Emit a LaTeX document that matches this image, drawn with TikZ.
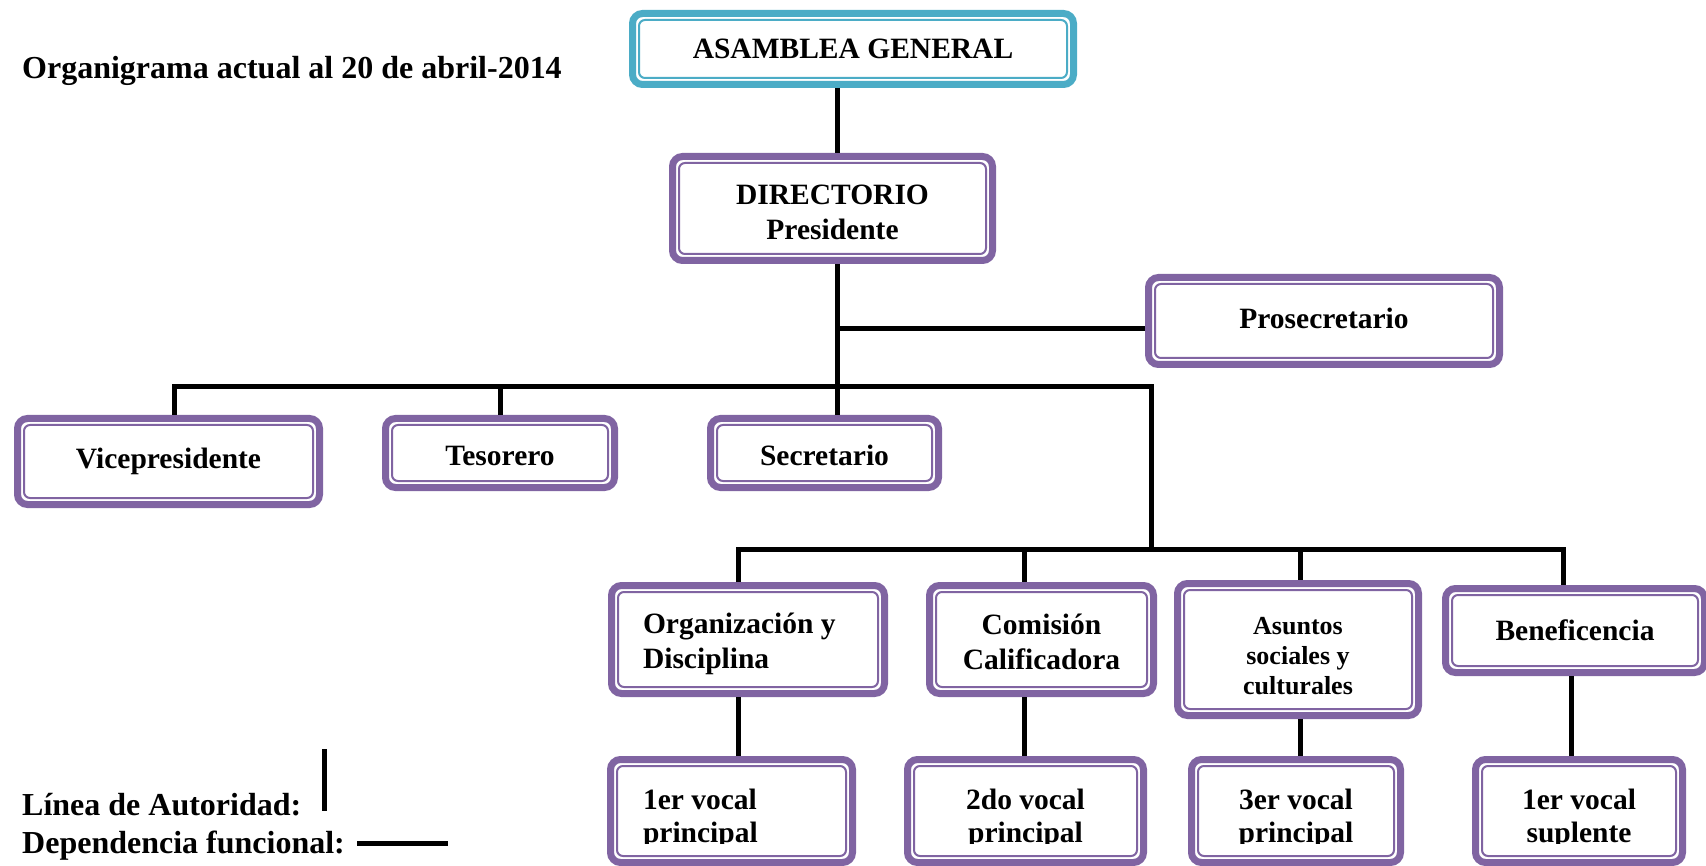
\documentclass[tikz,border=0pt]{standalone}
\usepackage{fontspec}
\setmainfont{Liberation Serif}
\usetikzlibrary{calc}
\definecolor{turquesa}{HTML}{4BACC6}
\definecolor{violeta}{HTML}{8064A2}
\newcommand\fcaja{\fontsize{29.5}{35}\selectfont\bfseries}
\newcommand\fvocal{\fontsize{29.5}{33}\selectfont\bfseries}
\newcommand\fleyenda{\fontsize{32}{38}\selectfont\bfseries}
\newcommand\bajar[1]{\rule{0pt}{#1}}
\tikzset{
  cargo/.style={draw=#1, line width=7pt, rounded corners=10pt, fill=white, inner sep=0pt, align=center, font=\fcaja,
    path picture={\draw[#1, line width=2pt, rounded corners=6pt]
      ([shift={(6.5pt,-6.5pt)}]path picture bounding box.north west) rectangle
      ([shift={(-6.5pt,6.5pt)}]path picture bounding box.south east);}},
  cargo/.default=violeta,
  linea/.style={line width=5pt},
}

\begin{document}
\begin{tikzpicture}[x=1pt,y=-1pt]
		%%%%% START %%%%%
		\useasboundingbox (0,0) rectangle (1706,866);
		
		\node[anchor=base west, font=\fleyenda, inner sep=0pt] (titulo) at (22,79) {Organigrama actual al 20 de abril-2014};
		
		\node[cargo=turquesa, minimum width=441pt, minimum height=71pt] (asamblea) at (853,49) {ASAMBLEA GENERAL};
		\node[cargo, minimum width=320pt, minimum height=104pt] (directorio) at (832.5,208.5) {\bajar{27pt}DIRECTORIO\\Presidente};
		\node[cargo, minimum width=351pt, minimum height=87pt] (prosecretario) at (1324,321) {Prosecretario\rule[-5pt]{0pt}{5pt}};
		
		\node[cargo, minimum width=302pt, minimum height=86pt] (vice) at (168.5,461.5) {Vicepresidente};
		\node[cargo, minimum width=229pt, minimum height=69pt] (tesorero) at (500,453) {\bajar{25pt}Tesorero};
		\node[cargo, minimum width=228pt, minimum height=69pt] (secretario) at (824.5,453) {\bajar{25pt}Secretario};
		
		\node[cargo, minimum width=273pt, minimum height=108pt, text width=210pt, align=flush left] (organizacion) at (748,639.5) {\bajar{29pt}Organización y\\Disciplina};
		\node[cargo, minimum width=224pt, minimum height=108pt] (comision) at (1041.5,639.5) {\bajar{25pt}Comisión\\Calificadora};
		\node[cargo, minimum width=241pt, minimum height=132pt, font=\fontsize{26}{30}\selectfont\bfseries] (asuntos) at (1298,649.5) {\bajar{31pt}Asuntos\\sociales y\\culturales};
		\node[cargo, minimum width=259pt, minimum height=84pt] (beneficencia) at (1575,630.5) {Beneficencia};
		
		\node[cargo, minimum width=242pt, minimum height=103pt] (vocal1) at (731.5,811) {};
		\node[cargo, minimum width=236pt, minimum height=103pt] (vocal2) at (1025.5,811) {};
		\node[cargo, minimum width=209pt, minimum height=103pt] (vocal3) at (1296,811) {};
		\node[cargo, minimum width=207pt, minimum height=103pt] (suplente) at (1579,811) {};
		
		% texto recortado de las cajas de abajo
		\begin{scope}
			\clip (0,756) rectangle (1706,843);
			\node[font=\fvocal, inner sep=0pt, text width=177pt, align=flush left] (tvocal1) at (731.5,819) {1er vocal\\principal};
			\node[font=\fvocal, inner sep=0pt, align=center] (tvocal2) at (1025.5,819) {2do vocal\\principal};
			\node[font=\fvocal, inner sep=0pt, align=center] (tvocal3) at (1296,819) {3er vocal\\principal};
			\node[font=\fvocal, inner sep=0pt, align=center] (tsuplente) at (1579,819) {1er vocal\\suplente};
		\end{scope}
		
		\coordinate (eje) at (837,0);
		\coordinate (rama) at (837,329);
		\coordinate (bus) at (174,387);
		\coordinate (busfin) at (1151,387);
		\coordinate (bajada) at (1151,549);
		\coordinate (sub1) at (738,549);
		\coordinate (sub2) at (1024,549);
		\coordinate (sub3) at (1300,549);
		\coordinate (sub4) at (1563,549);
		\coordinate (baja4) at (1571,0);
		
		\draw[linea] (asamblea.south -| eje) -- (directorio.north -| eje);
		\draw[linea] (directorio.south -| eje) -- (secretario.north -| eje);
		\draw[linea] (rama) -- (rama -| prosecretario.west);
		\draw[linea] (bus |- vice.north) -- (bus) -- (busfin) -- (bajada);
		\draw[linea] (tesorero.north |- bus) -- (tesorero.north);
		
		\draw[linea] (sub1 |- organizacion.north) -- (sub1) -- (sub4) -- (sub4 |- beneficencia.north);
		\draw[linea] (sub2) -- (sub2 |- comision.north);
		\draw[linea] (sub3) -- (sub3 |- asuntos.north);
		
		\draw[linea] (sub1 |- organizacion.south) -- (sub1 |- vocal1.north);
		\draw[linea] (sub2 |- comision.south) -- (sub2 |- vocal2.north);
		\draw[linea] (sub3 |- asuntos.south) -- (sub3 |- vocal3.north);
		\draw[linea] (baja4 |- beneficencia.south) -- (baja4 |- suplente.north);
		
		% leyenda
		\node[anchor=base west, font=\fleyenda, inner sep=0pt] (autoridad) at (22,815) {Línea de Autoridad:};
		\node[anchor=base west, font=\fleyenda, inner sep=0pt] (dependencia) at (22,853) {Dependencia funcional:};
		\coordinate (autoridad1) at (324,749);
		\coordinate (autoridad2) at (324,811);
		\coordinate (dependencia1) at (357,843);
		\coordinate (dependencia2) at (448,843);
		\draw[linea] (autoridad1) -- (autoridad2);
		\draw[linea] (dependencia1) -- (dependencia2);
		
		%%%%% END %%%%%
\end{tikzpicture}
\end{document}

• [To do]
Please take the lines from the beginning of the data above through the line holding "minimum width=351pt, minimum" and transcribe them exactly, without any pictures.

• [Task output]
Emit a LaTeX document that matches this image, drawn with TikZ.
\documentclass[tikz,border=0pt]{standalone}
\usepackage{fontspec}
\setmainfont{Liberation Serif}
\usetikzlibrary{calc}
\definecolor{turquesa}{HTML}{4BACC6}
\definecolor{violeta}{HTML}{8064A2}
\newcommand\fcaja{\fontsize{29.5}{35}\selectfont\bfseries}
\newcommand\fvocal{\fontsize{29.5}{33}\selectfont\bfseries}
\newcommand\fleyenda{\fontsize{32}{38}\selectfont\bfseries}
\newcommand\bajar[1]{\rule{0pt}{#1}}
\tikzset{
  cargo/.style={draw=#1, line width=7pt, rounded corners=10pt, fill=white, inner sep=0pt, align=center, font=\fcaja,
    path picture={\draw[#1, line width=2pt, rounded corners=6pt]
      ([shift={(6.5pt,-6.5pt)}]path picture bounding box.north west) rectangle
      ([shift={(-6.5pt,6.5pt)}]path picture bounding box.south east);}},
  cargo/.default=violeta,
  linea/.style={line width=5pt},
}

\begin{document}
\begin{tikzpicture}[x=1pt,y=-1pt]
		%%%%% START %%%%%
		\useasboundingbox (0,0) rectangle (1706,866);
		
		\node[anchor=base west, font=\fleyenda, inner sep=0pt] (titulo) at (22,79) {Organigrama actual al 20 de abril-2014};
		
		\node[cargo=turquesa, minimum width=441pt, minimum height=71pt] (asamblea) at (853,49) {ASAMBLEA GENERAL};
		\node[cargo, minimum width=320pt, minimum height=104pt] (directorio) at (832.5,208.5) {\bajar{27pt}DIRECTORIO\\Presidente};
		\node[cargo, minimum width=351pt, minimum height=87pt] (prosecretario) at (1324,321) {Prosecretario\rule[-5pt]{0pt}{5pt}};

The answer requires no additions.